# Pellet /corn stove



## Topshelf (May 24, 2005)

Well just got my pellet corn stove up and running. I'm loaded up on pellets to the tune of 3 tons worth. I want to burn corn also I'm just waiting on the local farmer to hook me up with a gravity bin trailer to haul/store it in.

Any tips or do's and donts for the pellet stove guys?

What about on the corn end, is it worth it to deal with the cleaning and other head aches of local corn or should I just buy 40 lb bags at 5 buck a shot?


----------



## tmanmi (Sep 20, 2005)

Corn will need to be 15% moisture or less. I wouldn't buy from a farmer unless he runs his corn through a dryer or buy it from a grain elevator. If corn is going to be stored for a while it needs to be down to 12%. Corn straight from the field is going to be anywhere from high teens to mid 20's depending upon the weather.


----------



## stickem (Oct 31, 2007)

love my pellet stovewhat kind ya got?


----------



## Firecracker (Aug 19, 2005)

We got a Corn stove as well.... we burn pellets and corn mix.

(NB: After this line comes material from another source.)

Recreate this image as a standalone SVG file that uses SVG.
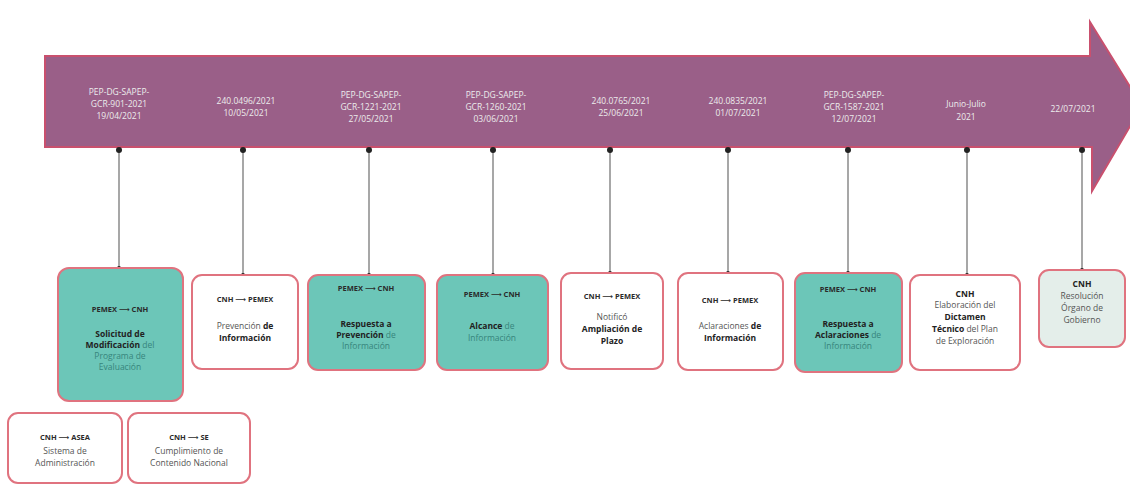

We buy the Corn by the Ton from my Friend he is a Farmer. And the Pellets I buy from the store's... I love my Corn heat 
we got the A-Maiz-Ing heat from LDJ

btw most Farmers dry & clean the corn before you buy it.... Just tell the Farmer before Hand what you are using it for.


----------



## Topshelf (May 24, 2005)

I have an Englander stove. Been up and running for a couple of weeks now, no issues and I LOVE it compared to the old wood stove. No bark, or mess or bugs in the house from the wood. No cutting and splitting and stacking firewood all summer. I wish I would have done this years ago.

I just talked to a buddy of mine about corn and he has a connection for me. Once they start harvarsting and drying corn I should be good to go. Whats the average price per bushel/ton you guys have been paying?


----------